On Tuesday, October 29, at 5:30 pm, the Clark Art Institute’s Research and Academic Program hosts a lecture by Clark Fellow Jessica Horton, assistant professor of modern and contemporary art history at the University of Delaware. Horton’s lecture, “Earth Diplomacy: Diné Arts of Reciprocity, 1966–1968,” will be held in the Clark’s auditorium, located in the Manton Research Center, and is free and open to the public.

Horton’s lecture examines Diné (Navajo) artists Bertha and Fred Stevens’ 1966–1968 tour commissioned by the United States government as an exercise of Cold War “soft power.” The artists traveled across Eurasia and Latin America to demonstrate weaving and sand painting.
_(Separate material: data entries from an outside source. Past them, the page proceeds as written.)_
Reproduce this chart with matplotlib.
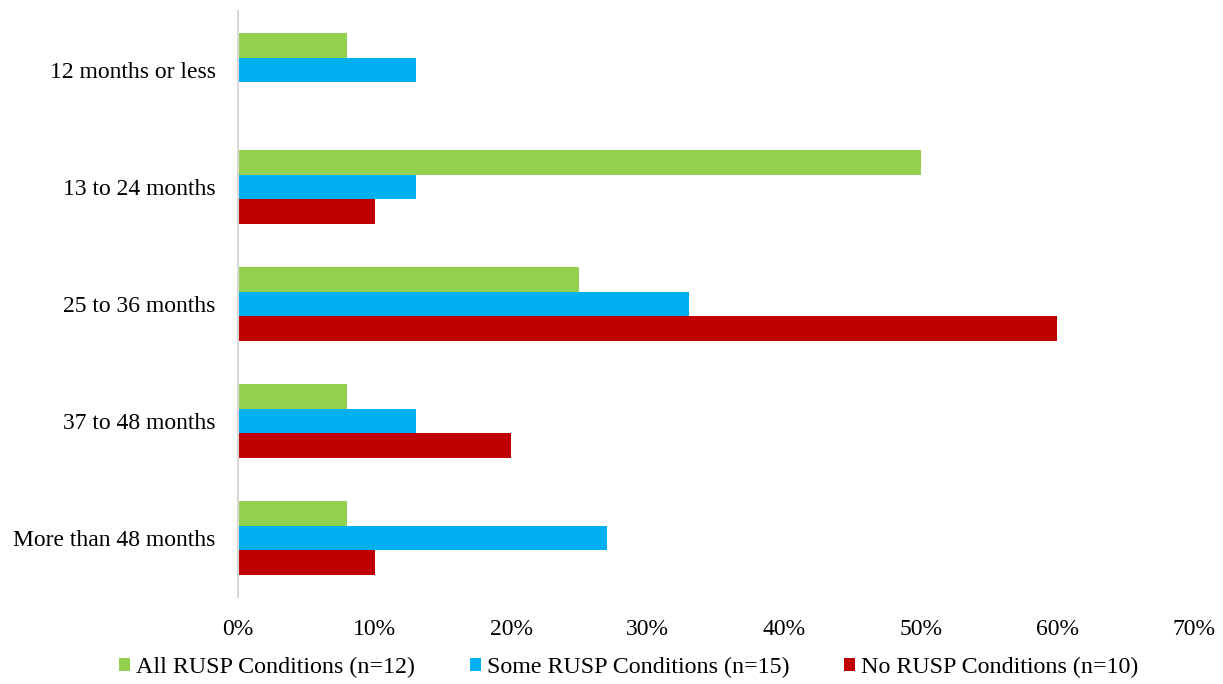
import matplotlib.pyplot as plt
import numpy as np

categories = ['12 months or less', '13 to 24 months', '25 to 36 months',
              '37 to 48 months', 'More than 48 months']
all_rusp = [8, 50, 25, 8, 8]
some_rusp = [13, 13, 33, 13, 27]
no_rusp = [0, 10, 60, 20, 10]
series_labels = ['All RUSP Conditions (n=12)', 'Some RUSP Conditions (n=15)',
                 'No RUSP Conditions (n=10)']
colors = ['#92D050', '#00B0F0', '#C00000']
xticks = [0, 10, 20, 30, 40, 50, 60, 70]

plt.rcParams['font.family'] = ['Liberation Serif', 'DejaVu Serif']

fig = plt.figure(figsize=(12.23, 6.84), dpi=100)
ax = fig.add_axes([0.1946, 0.1279, 0.7817, 0.8553])

y = np.arange(len(categories))
h = 0.209
for k, (vals, lab, col) in enumerate(zip([all_rusp, some_rusp, no_rusp], series_labels, colors)):
    ax.barh(y + (k - 1) * h, vals, height=h, color=col, label=lab)

ax.set_ylim(len(categories) - 0.5, -0.5)
ax.set_xlim(0, 70)
ax.set_yticks(y)
ax.set_yticklabels(categories, fontsize=17)
ax.set_xticks(xticks)
ax.set_xticklabels([f'{t}%' for t in xticks], fontsize=17)
ax.tick_params(axis='both', length=0)
ax.tick_params(axis='x', pad=16)
ax.tick_params(axis='y', pad=16)

for s in ['top', 'right', 'bottom']:
    ax.spines[s].set_visible(False)
ax.spines['left'].set_color('#d9d9d9')
ax.spines['left'].set_linewidth(1.5)

fig.legend(loc='center', bbox_to_anchor=(0.514, 0.024), ncol=3, frameon=False,
           fontsize=17.3, handlelength=0.45, handleheight=0.45,
           handletextpad=0.25, columnspacing=2.3, borderpad=0)

fig.savefig('out.png', dpi=100)
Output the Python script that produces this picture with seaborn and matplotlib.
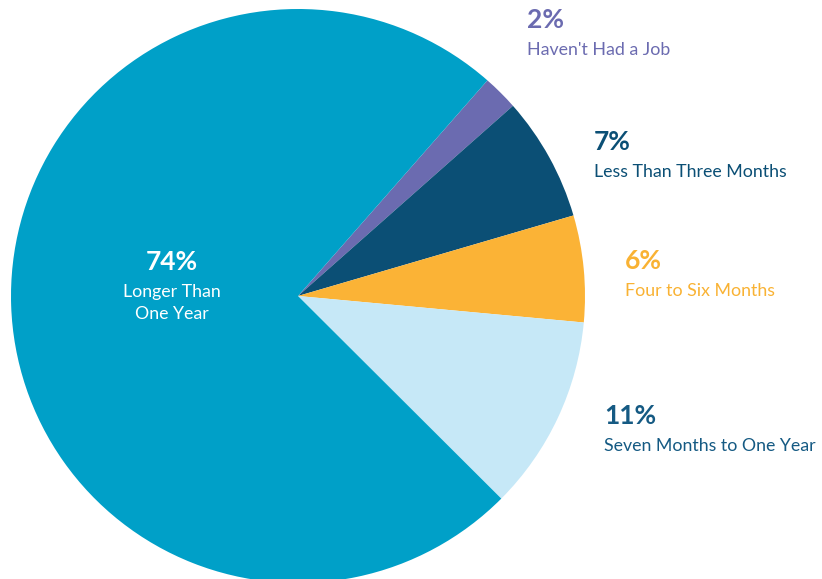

Drawing upon Indigenous knowledge, international relations theory, and the methods of eco-critical art history, Horton reframes the tour as a creative instance of what she calls “earth diplomacy.”

Horton’s research and teaching emphasize the centrality of Native North American art to a global story of modernity. Her first book, Art for an Undivided Earth: The American Indian Movement Generation (Duke University Press, 2017), traces the impact of Indigenous spatial struggles on artists working internationally since the 1970s. Her new book, Earth Diplomacy: Indigenous American Art and Reciprocity, 1953–1973, examines how artists revitalized longstanding Indigenous cultures of diplomacy in the unlikely shape of Cold War tours, translating Native political ecologies across two decades and four continents.

The next lecture in this series is Clark/Oakley Humanities Fellow Kirsten Scheid’s “Curating Jerusalem Actual and Possible: Political Lessons from a non-Euclidean City” on Tuesday, November 12, at 5:30 pm.

The Clark Art Institute, located in the Berkshires of western Massachusetts, is one of a small number of institutions globally that is both an art museum and a center for research, critical discussion, and higher education in the visual arts. Opened in 1955, the Clark houses exceptional European and American paintings and sculpture, extensive collections of master prints and drawings, English silver, and early photography. Acting as convener through its Research and Academic Program, the Clark gathers an international community of scholars to participate in a lively program of conferences, colloquia, and workshops on topics of vital importance to the visual arts. The Clark library, consisting of more than 275,000 volumes, is one of the nation’s premier art history libraries. The Clark also houses and co-sponsors the Williams College Graduate Program in the History of Art.